The Danish law was part of a larger agreement with the purpose of avoiding that foreign contractors would be chosen instead of Danish contractors because of the difference in the taxation system and salary expenses.
For the Fehmarn project, this means that when the joint ventures purchase services either from a group company or an external subcontractor to perform work in Denmark, the joint venture will now to a larger extent be responsible for payment of taxes and social security from the first day where the persons that are performing the services are present in Denmark.
These aspects are, therefore, relevant to include when considering the costs calculations and compliance for the Fehmarn project.
Changes to Taxation of Hiring out of labor
Taxation of hiring out of labor is tightened with the aim of preventing foreign workers from avoiding Danish tax when working in Denmark for Danish enterprises, joint ventures under certain sub-contractor arrangements, where the responsibility and risk, etc., for the work still lies with the employee's foreign employer, but the work is considered an "integral" part of the Danish business.

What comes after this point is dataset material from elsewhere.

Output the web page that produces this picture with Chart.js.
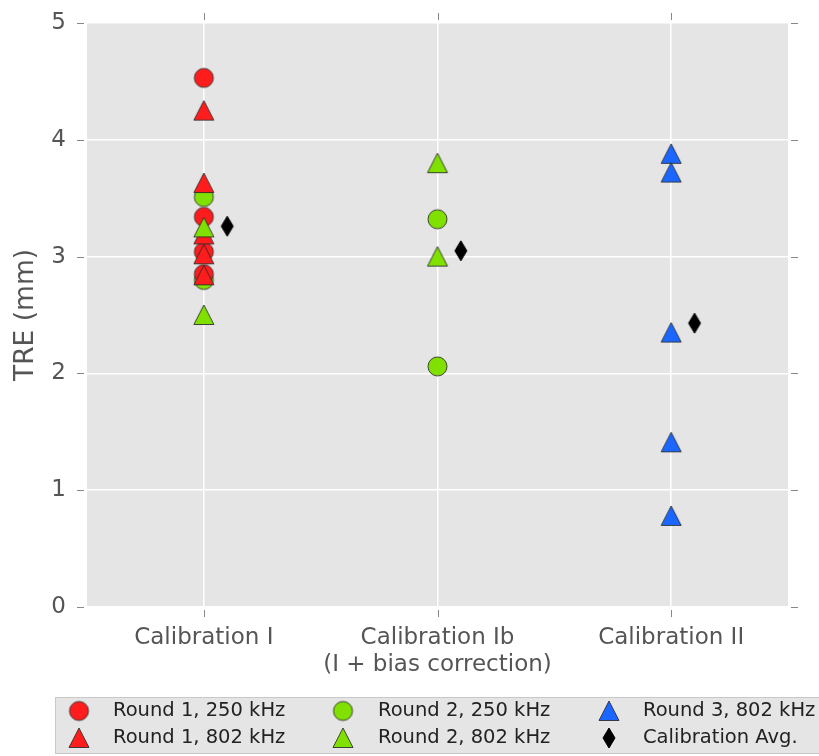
<!DOCTYPE html>
<html>
<head>
<meta charset="utf-8">
<script src="https://cdn.jsdelivr.net/npm/chart.js@4.4.0/dist/chart.umd.min.js"></script>
<style>
  html, body { margin: 0; padding: 0; background: #fff; }
</style>
</head>
<body>
<canvas id="myChart" width="819" height="756"></canvas>
<script>
// categories on the x axis (multi-line labels as arrays)
const categories = [['Calibration I'], ['Calibration Ib', '(I + bias correction)'], ['Calibration II']];
const yTicks = [0, 1, 2, 3, 4, 5];

// TRE values (mm), one list per category
const round1_250kHz = [[4.53, 3.34, 3.04, 2.85], [], []];
const round1_802kHz = [[4.25, 3.63, 3.19, 3.02, 2.84], [], []];
const round2_250kHz = [[3.51, 2.80], [3.32, 2.06], []];
const round2_802kHz = [[3.25, 2.50], [3.80, 3.00], []];
const round3_802kHz = [[], [], [3.88, 3.72, 2.35, 1.41, 0.78]];
const calibrationAvg = [3.26, 3.05, 2.43];

const avgShift = 0.1;

function toPoints(series, shift) {
  const pts = [];
  series.forEach((vals, i) => {
    [].concat(vals).forEach(v => pts.push({ x: i + (shift || 0), y: v }));
  });
  return pts;
}

// matplotlib-like markers drawn into small canvases
function makeMarker(shape, fill, size) {
  const c = document.createElement('canvas');
  const w = size + 4;
  c.width = w; c.height = w;
  const ctx = c.getContext('2d');
  const m = w / 2, r = size / 2;
  ctx.beginPath();
  if (shape === 'circle') {
    ctx.arc(m, m, r, 0, Math.PI * 2);
  } else if (shape === 'triangle') {
    ctx.moveTo(m, m - r); ctx.lineTo(m + r, m + r * 0.95); ctx.lineTo(m - r, m + r * 0.95); ctx.closePath();
  } else {
    ctx.moveTo(m, m - r); ctx.lineTo(m + r * 0.6, m); ctx.lineTo(m, m + r); ctx.lineTo(m - r * 0.6, m); ctx.closePath();
  }
  ctx.fillStyle = fill;
  ctx.fill();
  ctx.lineWidth = 1;
  ctx.strokeStyle = shape === 'diamond' ? '#000' : 'rgba(40,40,40,0.85)';
  ctx.stroke();
  return c;
}

const RED = '#fe1c1c', GREEN = '#80e000', BLUE = '#1a66ff';
const mk = {
  redCircle: makeMarker('circle', RED, 19),
  redTri: makeMarker('triangle', RED, 20),
  greenCircle: makeMarker('circle', GREEN, 19),
  greenTri: makeMarker('triangle', GREEN, 20),
  blueTri: makeMarker('triangle', BLUE, 20),
  diamond: makeMarker('diamond', '#000', 20)
};

const legendItems = [
  ['Round 1, 250 kHz', mk.redCircle], ['Round 2, 250 kHz', mk.greenCircle], ['Round 3, 802 kHz', mk.blueTri],
  ['Round 1, 802 kHz', mk.redTri], ['Round 2, 802 kHz', mk.greenTri], ['Calibration Avg.', mk.diamond]
];

const TICK_FONT = { family: 'DejaVu Sans', size: 23 };

const plotBg = {
  id: 'plotBg',
  beforeDraw(chart) {
    const { ctx, chartArea: a } = chart;
    ctx.save();
    ctx.fillStyle = '#e5e5e5';
    ctx.fillRect(a.left, a.top, a.right - a.left, a.bottom - a.top);
    ctx.restore();
  }
};

// small outward tick marks on all four sides, with a gap
const mplTicks = {
  id: 'mplTicks',
  afterDraw(chart) {
    const { ctx, chartArea: a, scales } = chart;
    ctx.save();
    ctx.strokeStyle = '#888';
    ctx.lineWidth = 1;
    ctx.beginPath();
    yTicks.forEach(v => {
      const y = Math.round(scales.y.getPixelForValue(v)) + 0.5;
      ctx.moveTo(a.left - 10, y); ctx.lineTo(a.left - 3, y);
      ctx.moveTo(a.right + 3, y); ctx.lineTo(a.right + 10, y);
    });
    categories.forEach((c, i) => {
      const x = Math.round(scales.x.getPixelForValue(i)) + 0.5;
      ctx.moveTo(x, a.top - 10); ctx.lineTo(x, a.top - 3);
      ctx.moveTo(x, a.bottom + 3); ctx.lineTo(x, a.bottom + 10);
    });
    ctx.stroke();
    ctx.restore();
  }
};

const boxLegend = {
  id: 'boxLegend',
  afterDraw(chart) {
    const ctx = chart.ctx;
    ctx.save();
    ctx.fillStyle = '#e5e5e5';
    ctx.strokeStyle = '#c8c8c8';
    ctx.lineWidth = 1;
    ctx.fillRect(55.5, 697.5, 800, 56);
    ctx.strokeRect(55.5, 697.5, 800, 56);
    const colMarker = [79, 343, 609], colText = [113, 378, 643], rowY = [711, 738];
    ctx.font = '19.5px "DejaVu Sans"';
    ctx.fillStyle = '#222';
    ctx.textBaseline = 'middle';
    legendItems.forEach((it, k) => {
      const col = k % 3, row = Math.floor(k / 3);
      const img = it[1];
      ctx.drawImage(img, colMarker[col] - img.width / 2, rowY[row] - img.height / 2);
      ctx.fillText(it[0], colText[col], rowY[row]);
    });
    ctx.restore();
  }
};

const ctx = document.getElementById('myChart').getContext('2d');
const chart = new Chart(ctx, {
  type: 'scatter',
  data: {
    datasets: [
      { label: 'Calibration Avg.', data: toPoints(calibrationAvg, avgShift), pointStyle: mk.diamond, order: 0 },
      { label: 'Round 2, 802 kHz', data: toPoints(round2_802kHz), pointStyle: mk.greenTri, order: 1 },
      { label: 'Round 1, 802 kHz', data: toPoints(round1_802kHz), pointStyle: mk.redTri, order: 2 },
      { label: 'Round 1, 250 kHz', data: toPoints(round1_250kHz), pointStyle: mk.redCircle, order: 3 },
      { label: 'Round 2, 250 kHz', data: toPoints(round2_250kHz), pointStyle: mk.greenCircle, order: 4 },
      { label: 'Round 3, 802 kHz', data: toPoints(round3_802kHz), pointStyle: mk.blueTri, order: 5 }
    ]
  },
  options: {
    responsive: false,
    animation: false,
    devicePixelRatio: 1,
    layout: { padding: { left: 0, top: 23, right: 31, bottom: 0 } },
    plugins: { legend: { display: false }, tooltip: { enabled: false } },
    elements: { point: { radius: 10, hoverRadius: 10 } },
    scales: {
      x: {
        type: 'linear',
        min: -0.5, max: 2.5,
        afterBuildTicks: s => { s.ticks = categories.map((c, i) => ({ value: i })); },
        afterFit: s => { s.height = 149; s.paddingLeft = 0; s.paddingRight = 0; },
        grid: { color: '#ffffff', lineWidth: 1.5, drawTicks: false },
        border: { display: false },
        ticks: {
          callback: v => categories[v],
          font: TICK_FONT, color: '#555', padding: 17, maxRotation: 0, autoSkip: false
        }
      },
      y: {
        min: 0, max: 5,
        afterBuildTicks: s => { s.ticks = yTicks.map(v => ({ value: v })); },
        afterFit: s => { s.width = 87; s.paddingTop = 0; s.paddingBottom = 0; },
        grid: { color: '#ffffff', lineWidth: 1.5, drawTicks: false },
        border: { display: false },
        ticks: { font: TICK_FONT, color: '#555', padding: 21 },
        title: {
          display: true, text: 'TRE (mm)', color: '#555',
          font: { family: 'DejaVu Sans', size: 26.5 },
          padding: { top: 10, bottom: 0 }
        }
      }
    }
  },
  plugins: [plotBg, mplTicks, boxLegend]
});
</script>
</body>
</html>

The new legislation states that when a foreign employee performs work in Denmark for a Danish company, and the work is considered to be an integrated part of the Danish company's business, the employee will be considered to be "hired out labour" to the Danish company. Many Double Tax Treaties stipulate that the 183-day-rule does not apply to "hired out labour" Thus, although the contract between the companies is an enterprise/construction contract, the employee will be considered liable for taxes according to the hiring out of labour tax regime, even if he does not stay or work in Denmark on more than 183 days.
The taxation is that of 8% AM-contribution tax and a gross 30% hiring out of labour tax (for non-residents). The reporting and withholding obligation of the Danish taxes lies with the Danish company or joint venture.
According to the Danish Ministry of Taxation, the legislation is now in line with the OECD guidelines in relation to hiring out of labor. The new rules have effect on sub-contractor arrangements that are concluded or changed after the effective date of the passed bill (i.e. 20 September 2012). For existing sub-contractor contracts, the new rules have effect from 1 October 2013.
If other countries do not share Denmark's interpretation of subcontractor arrangements as described above, this can give rise to double taxation. Take a German resident who works in Denmark for five months (less than 183 days) as part of a construction contract concluded between his German employer and a Danish company. According to the Double Tax Treaty between Denmark and Germany, the 183-day-rule is not applied to "hired out labour".
As a consequence, the individual becomes subject to Danish tax if the new prerequisites described above are met: Denmark regards him as "hired out labor" for Treaty purposes and taxes his salary regardless of the fact that he did not work in Denmark on more than 183 days. Germany, on the other hand, does not necessarily regard the subcontractor arrangement as "hiring out labour". In this case, Germany would also claim to tax his salary because he did not work in Denmark on more than 183 days.
Change to Taxation
Change to Taxation of individuals who are in Denmark more then 183- days in a 12 month period. Taxation for individuals that are employed by a foreign company without permanent establishment in Denmark is also tightened with the new legislation.
A regulation has now been incorporated that allows Denmark to tax persons who are working in Denmark for more than 183 days in any 12-month period, i.e. also when working for a non-Danish employer without a permanent establishment in Denmark and without being a person who is hired out labour.
The regulation is now in accordance with most of the Danish tax treaties. Danish taxation can in certain cases still be avoided if the individual is from e.g. Germany where the double taxation agreement is counting days not based on a 12 month period, but based on a calendar year.
The new regulation has effect from 20 September 2012. The calculation of the 183 days will commence on 20 September 2012.